* [Exercise details]
The required output is the block of lines from the line with "Emit a Python" to the line with "plt.rcParams['font.family'] = ['Liberation", endpoints included and pictures omitted.

Source code of charts
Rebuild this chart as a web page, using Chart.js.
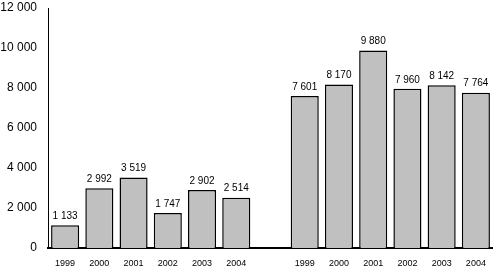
<!DOCTYPE html>
<html>
<head>
<meta charset="utf-8">
<script src="https://cdn.jsdelivr.net/npm/chart.js@4"></script>
<style>
  html, body { margin: 0; padding: 0; background: #fff; }
  #wrap { width: 493px; height: 266px; position: relative; }
</style>
</head>
<body>
<div id="wrap"><canvas id="chart"></canvas></div>
<script>
// Dados: dois grupos de anos separados por uma categoria vazia
const anos = ['1999', '2000', '2001', '2002', '2003', '2004'];
const grupo1 = [1133, 2992, 3519, 1747, 2902, 2514];
const grupo2 = [7601, 8170, 9880, 7960, 8142, 7764];
const yTicks = [0, 2000, 4000, 6000, 8000, 10000, 12000];

const labels = [...anos, '', ...anos];
const valores = [...grupo1, null, ...grupo2];

function fmt(v) {
    return String(v).replace(/\B(?=(\d{3})+(?!\d))/g, ' ');
}

// Rótulos de valor acima das barras
const valueLabels = {
    id: 'valueLabels',
    afterDatasetsDraw(chart) {
        const ctx = chart.ctx;
        const meta = chart.getDatasetMeta(0);
        ctx.save();
        ctx.fillStyle = '#000';
        ctx.font = '10px "Liberation Sans", Arial, sans-serif';
        ctx.textAlign = 'center';
        ctx.textBaseline = 'bottom';
        meta.data.forEach((bar, i) => {
            const v = valores[i];
            if (v == null) return;
            ctx.fillText(fmt(v), bar.x, bar.y - 4);
        });
        ctx.restore();
    }
};

const ctx = document.getElementById('chart').getContext('2d');
new Chart(ctx, {
    type: 'bar',
    data: {
        labels: labels,
        datasets: [{
            data: valores,
            backgroundColor: '#c0c0c0',
            borderColor: '#000',
            borderWidth: 1.5,
            barPercentage: 0.82,
            categoryPercentage: 1
        }]
    },
    options: {
        responsive: true,
        maintainAspectRatio: false,
        animation: false,
        layout: { padding: { top: 8, right: 0, left: 0, bottom: 0 } },
        plugins: {
            legend: { display: false },
            tooltip: { enabled: false }
        },
        scales: {
            x: {
                grid: { display: false, drawTicks: false },
                border: { display: true, color: '#000', width: 2 },
                ticks: {
                    color: '#000',
                    font: { family: '"Liberation Sans", Arial, sans-serif', size: 9 },
                    padding: 10,
                    maxRotation: 0,
                    autoSkip: false
                },
                afterFit(scale) {
                    scale.height = 18;
                    scale.paddingLeft = 0;
                    scale.paddingRight = 0;
                }
            },
            y: {
                min: 0,
                max: 12000,
                grid: { display: false, drawTicks: false },
                border: { display: true, color: '#000', width: 1 },
                afterBuildTicks(scale) {
                    scale.ticks = yTicks.map(v => ({ value: v }));
                },
                ticks: {
                    color: '#000',
                    font: { family: '"Liberation Sans", Arial, sans-serif', size: 12 },
                    padding: 11,
                    callback: v => fmt(v)
                },
                afterFit(scale) {
                    scale.width = 48;
                    scale.paddingTop = 0;
                    scale.paddingBottom = 0;
                }
            }
        }
    },
    plugins: [valueLabels]
});
</script>
</body>
</html>
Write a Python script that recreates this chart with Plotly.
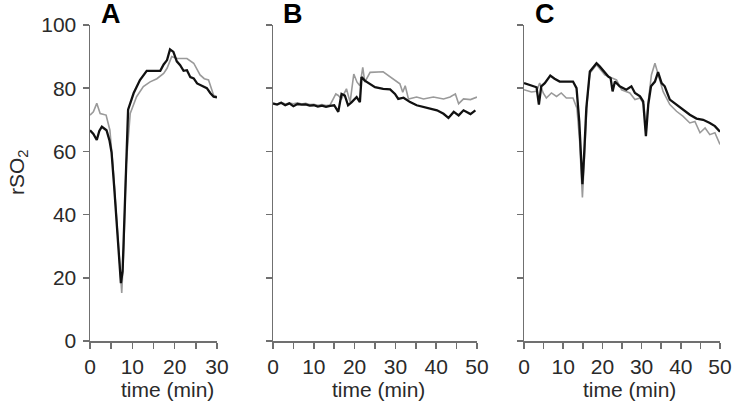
import plotly.graph_objects as go

# ---------------- data ----------------
a_black_t = [0, 0.8, 1.6, 2.2, 2.8, 3.9, 4.6, 5.1, 5.7, 6.3, 6.9, 7.3, 7.7, 8.3, 9.0, 10.3, 11.8, 13.4, 14.5, 16.6, 17.4, 18.2, 18.9, 19.7, 20.5, 21.3, 22.1, 22.9, 23.7, 24.5, 25.3, 26, 26.8, 27.6, 28.4, 29.2, 30]
a_black_y = [66.7, 65.5, 63.6, 66.5, 67.8, 66.7, 63.5, 59.6, 49, 38.3, 27, 18.3, 22, 49, 73.2, 78.4, 82.6, 85.5, 85.5, 85.5, 87.5, 88.9, 92.3, 91.5, 88.5, 87.3, 85.5, 85.7, 83.5, 83.1, 81.5, 81, 80.5, 80, 78.5, 77.3, 77.1]
a_gray_t = [0, 0.8, 1.6, 2.4, 3.8, 4.7, 5.5, 6.3, 7.0, 7.5, 8.0, 8.5, 9.5, 11, 12.6, 14.2, 15.8, 17.4, 18.2, 19.3, 20.5, 22.9, 24.5, 26, 27, 28, 29.2, 30]
a_gray_y = [71.5, 72.5, 75.2, 72, 71.5, 66.7, 54, 39, 25, 15.2, 30, 55, 72, 77.3, 80.5, 82, 83, 84.7, 86.3, 90, 89.4, 89.4, 87.9, 84.2, 83, 82.6, 77.8, 77.3]

b_black_t = [0, 1, 2, 3, 4, 5, 6, 7, 8, 9, 10, 11, 12, 13, 14, 15, 16, 16.8, 17.6, 18.4, 19.3, 20.5, 21.3, 21.7, 22.5, 23.8, 25, 27, 28.7, 29.9, 30.7, 32, 33.6, 35.2, 36.9, 38.5, 40.2, 41.8, 43, 44.3, 45.5, 46.7, 48.4, 49.6]
b_black_y = [75.1, 74.8, 75.4, 74.6, 75.2, 74.3, 75.0, 74.8, 74.9, 74.5, 74.6, 74.2, 74.5, 74.1, 74.4, 74.6, 72.5, 78.2, 77.7, 74.6, 75.6, 77.2, 75.6, 83.5, 82.4, 81.4, 80.3, 79.8, 79.6, 78.2, 76.6, 77.0, 75.6, 74.6, 74.0, 73.5, 73.0, 71.9, 70.6, 72.5, 71.4, 73.0, 71.8, 73.0]
b_gray_t = [0, 1, 2, 3, 4, 5, 6, 7, 8, 9, 10, 11, 12, 13, 14, 15.4, 16, 16.8, 18, 18.9, 19.8, 20.6, 21.3, 22, 22.5, 23.8, 27, 29.5, 31.1, 31.8, 32.4, 33.2, 35.2, 36.9, 39.3, 41.8, 43.4, 44.7, 45.5, 46.7, 48.4, 50]
b_gray_y = [75.3, 75.0, 75.5, 75.0, 75.3, 75.1, 75.4, 75.0, 75.2, 74.8, 74.9, 74.6, 74.8, 74.5, 74.7, 78.2, 77.7, 76.6, 79.8, 75.6, 84.5, 81.9, 80.8, 86.6, 81.9, 85.0, 85.2, 82.9, 81.4, 78.7, 80.8, 76.6, 77.2, 76.6, 77.2, 76.6, 77.2, 78.2, 75.1, 76.6, 76.4, 77.2]

c_black_t = [0, 1.4, 3.2, 3.8, 4.4, 5.3, 6.7, 7.8, 9.1, 12.5, 13.4, 14.1, 14.7, 14.9, 15.3, 15.9, 16.8, 17.6, 18.5, 19.3, 20.6, 21.5, 22.1, 22.6, 23.2, 24.4, 26.1, 27.4, 28.3, 29.6, 30.4, 31.1, 31.7, 32.4, 33.4, 34.2, 35.1, 35.9, 37.2, 38.9, 40.6, 42.3, 44, 45.7, 47.4, 48.7, 50]
c_black_y = [81.6, 81.1, 80.3, 74.8, 80.6, 81.6, 84, 83, 82.1, 82.1, 80, 69.5, 55.9, 49.6, 58, 73.7, 85.3, 86.6, 87.9, 86.9, 84.8, 83.7, 83.2, 79, 82.1, 80.6, 79.5, 80.6, 78.5, 77.4, 75.8, 64.8, 74.8, 80.6, 82.1, 85.1, 81.6, 80.6, 76.4, 74.8, 73.1, 71.6, 70.4, 70, 69, 68, 66.2]
c_gray_t = [0, 1.0, 1.9, 3.2, 4.0, 4.9, 5.7, 7.0, 8.3, 9.5, 10.8, 12.5, 13.5, 14.2, 14.9, 15.5, 16.1, 16.8, 18.5, 20.6, 23.6, 24.9, 27, 28.3, 29.6, 30.6, 31.1, 31.7, 32.5, 33.4, 34.2, 35.5, 37.2, 38.9, 40.6, 42.3, 43.6, 44.9, 46.2, 47.4, 48.7, 50]
c_gray_y = [79.5, 79.0, 78.8, 79.0, 81.6, 78.5, 76.9, 78.5, 77.4, 78.5, 76.9, 76.9, 73.7, 63.2, 45.4, 60, 75.6, 84.7, 87.4, 84.2, 82.6, 79.5, 78.5, 76.4, 76.9, 74.8, 65.9, 75.8, 84.2, 87.9, 84.7, 78.9, 74.8, 72.7, 71.1, 69.0, 69.5, 65.9, 67.4, 65.3, 65.9, 62.2]

y_ticks = [0, 20, 40, 60, 80, 100]
y_tick_text = ["0", "20", "40", "60", "80", "100"]
a_x_ticks = [0, 5, 10, 15, 20, 25, 30]
a_x_text = ["0", " ", "10", " ", "20", " ", "30"]
bc_x_ticks = [0, 5, 10, 15, 20, 25, 30, 35, 40, 45, 50]
bc_x_text = ["0", " ", "10", " ", "20", " ", "30", " ", "40", " ", "50"]
panel_letters = ["A", "B", "C"]

# ---------------- figure ----------------
W, H = 737, 420
FONT = "Liberation Sans, Arial, sans-serif"
TXT = "#2a2a2a"
AX = "#707070"
BLACK = "#111111"
GRAY = "#9a9a9a"

fig = go.Figure()
series = [
    (a_gray_t, a_gray_y, GRAY, 1.6, "x", "y"),
    (a_black_t, a_black_y, BLACK, 2.3, "x", "y"),
    (b_gray_t, b_gray_y, GRAY, 1.6, "x2", "y2"),
    (b_black_t, b_black_y, BLACK, 2.3, "x2", "y2"),
    (c_gray_t, c_gray_y, GRAY, 1.6, "x3", "y3"),
    (c_black_t, c_black_y, BLACK, 2.3, "x3", "y3"),
]
for t, v, col, w, xa, ya in series:
    fig.add_trace(go.Scatter(x=t, y=v, mode="lines", line=dict(color=col, width=w),
                             xaxis=xa, yaxis=ya, showlegend=False, hoverinfo="skip"))

px_x = lambda p: p / W
ybot, ytop = (H - 341) / H, (H - 25) / H
doms = [(90, 217), (273, 477), (524, 720)]

common_axis = dict(showline=True, linecolor=AX, linewidth=1.5, ticks="outside", ticklen=6,
                   tickcolor=AX, tickwidth=1.5, showgrid=False, zeroline=False,
                   tickfont=dict(family=FONT, size=21, color=TXT), automargin=False,
                   fixedrange=True, ticklabeloverflow="allow")

layout = dict(width=W, height=H, margin=dict(l=0, r=0, t=0, b=0),
              paper_bgcolor="white", plot_bgcolor="white", showlegend=False)

for i, (d0, d1) in enumerate(doms):
    sfx = "" if i == 0 else str(i + 1)
    ticks = a_x_ticks if i == 0 else bc_x_ticks
    texts = a_x_text if i == 0 else bc_x_text
    xr = [0, 30] if i == 0 else [0, 50]
    layout["xaxis" + sfx] = dict(common_axis, domain=[px_x(d0), px_x(d1)], range=xr,
                                 tickmode="array", tickvals=ticks, ticktext=texts,
                                 anchor="y" + sfx)
    layout["yaxis" + sfx] = dict(common_axis, domain=[ybot, ytop], range=[0, 100],
                                 tickmode="array", tickvals=y_ticks, ticktext=y_tick_text,
                                 showticklabels=(i == 0), anchor="x" + sfx,
                                 ticklabelstandoff=2)

fig.update_layout(**layout)

ann = []
letter_x = [111, 293, 545]
for L, lx in zip(panel_letters, letter_x):
    ann.append(dict(text="<b>%s</b>" % L, x=px_x(lx), y=(H - 14) / H, xref="paper", yref="paper",
                    showarrow=False, font=dict(family=FONT, size=27, color="#000000"),
                    xanchor="center", yanchor="middle"))
title_x = [167, 378, 629]
for tx in title_x:
    ann.append(dict(text="time (min)", x=px_x(tx), y=(H - 389) / H, xref="paper", yref="paper",
                    showarrow=False, font=dict(family=FONT, size=21, color=TXT),
                    xanchor="center", yanchor="middle"))
ann.append(dict(text="rSO<sub>2</sub>", x=px_x(18), y=(H - 172) / H, xref="paper", yref="paper",
                showarrow=False, textangle=-90, font=dict(family=FONT, size=21, color=TXT),
                xanchor="center", yanchor="middle"))
fig.update_layout(annotations=ann)

fig.write_html("out.html", config={"displayModeBar": False, "staticPlot": True},
               post_script="document.body.style.margin='0';document.body.style.overflow='hidden';")
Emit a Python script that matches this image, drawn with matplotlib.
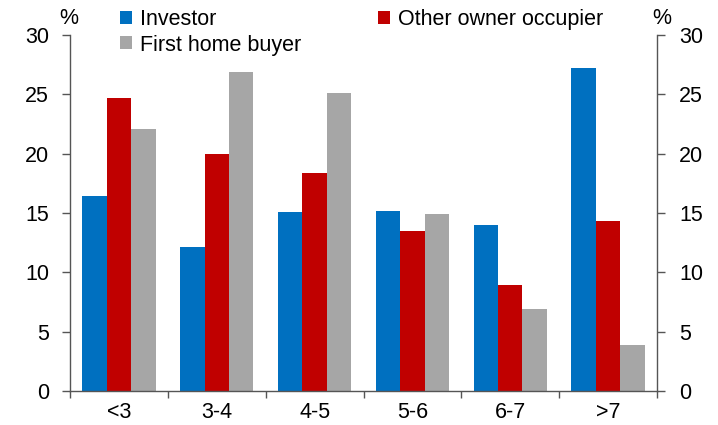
import matplotlib
matplotlib.use("Agg")
import matplotlib.pyplot as plt
import numpy as np
from matplotlib.ticker import FixedLocator

plt.rcParams['font.family'] = ['Liberation Sans', 'DejaVu Sans']

categories = ['<3', '3-4', '4-5', '5-6', '6-7', '>7']
investor = [16.4, 12.1, 15.1, 15.2, 14.0, 27.2]
other_owner = [24.7, 20.0, 18.4, 13.5, 8.9, 14.3]
first_home = [22.1, 26.9, 25.1, 14.9, 6.9, 3.9]
series_names = ['Investor', 'Other owner occupier', 'First home buyer']
colors = ['#0070C0', '#C00000', '#A6A6A6']
yticks = [0, 5, 10, 15, 20, 25, 30]

FS = 15.5
fig = plt.figure(figsize=(7.18, 4.25), dpi=100)
ax = fig.add_axes([70/718, 1-391/425, (657-70)/718, (391-35)/425])

x = np.arange(len(categories))
w = 0.25
bars = []
for i, (vals, c, n) in enumerate(zip([investor, other_owner, first_home], colors, series_names)):
    b = ax.bar(x + (i - 1) * w, vals, width=w, color=c, label=n, linewidth=0)
    bars.append(b)

ax.set_xlim(-0.5, len(categories) - 0.5)
ax.set_ylim(0, 30)
ax.set_yticks(yticks)
ax.set_xticks(x)
ax.set_xticklabels(categories)
ax.xaxis.set_minor_locator(FixedLocator(np.arange(-0.5, len(categories), 1.0)))
ax.tick_params(axis='x', which='major', length=0, pad=8, labelsize=FS)
ax.tick_params(axis='x', which='minor', length=5, width=1, color='#555555', direction='out')
ax.tick_params(axis='y', length=6, width=1, color='#555555', labelsize=FS, pad=9)

ax2 = ax.twinx()
ax2.set_ylim(0, 30)
ax2.set_yticks(yticks)
ax2.tick_params(axis='y', length=6, width=1, color='#555555', labelsize=FS, pad=10)

for a in (ax, ax2):
    a.spines['top'].set_visible(False)
    for s in ('left', 'right', 'bottom'):
        a.spines[s].set_color('#555555')
        a.spines[s].set_linewidth(1)
ax.spines['right'].set_visible(False)
ax2.spines['left'].set_visible(False)
ax2.spines['bottom'].set_visible(False)

fig.text(69/718, 1-18/425, '%', fontsize=FS, ha='center', va='center')
fig.text(662/718, 1-19/425, '%', fontsize=FS, ha='center', va='center')

leg = fig.legend([bars[0], bars[2], bars[1]], [series_names[0], series_names[2], series_names[1]],
                 loc='upper left', bbox_to_anchor=(117/718, 1 - 6/425),
                 ncol=2, frameon=False, fontsize=FS, handlelength=0.55, handleheight=0.55,
                 handletextpad=0.35, columnspacing=3.6, labelspacing=0.2, borderaxespad=0.0,
                 borderpad=0.15)

fig.savefig('out.png', dpi=100)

* [Solved exercise]
Emit a Python script that matches this image, drawn with matplotlib.
import matplotlib
matplotlib.use("Agg")
import matplotlib.pyplot as plt
import numpy as np
from matplotlib.ticker import FixedLocator

plt.rcParams['font.family'] = ['Liberation Sans', 'DejaVu Sans']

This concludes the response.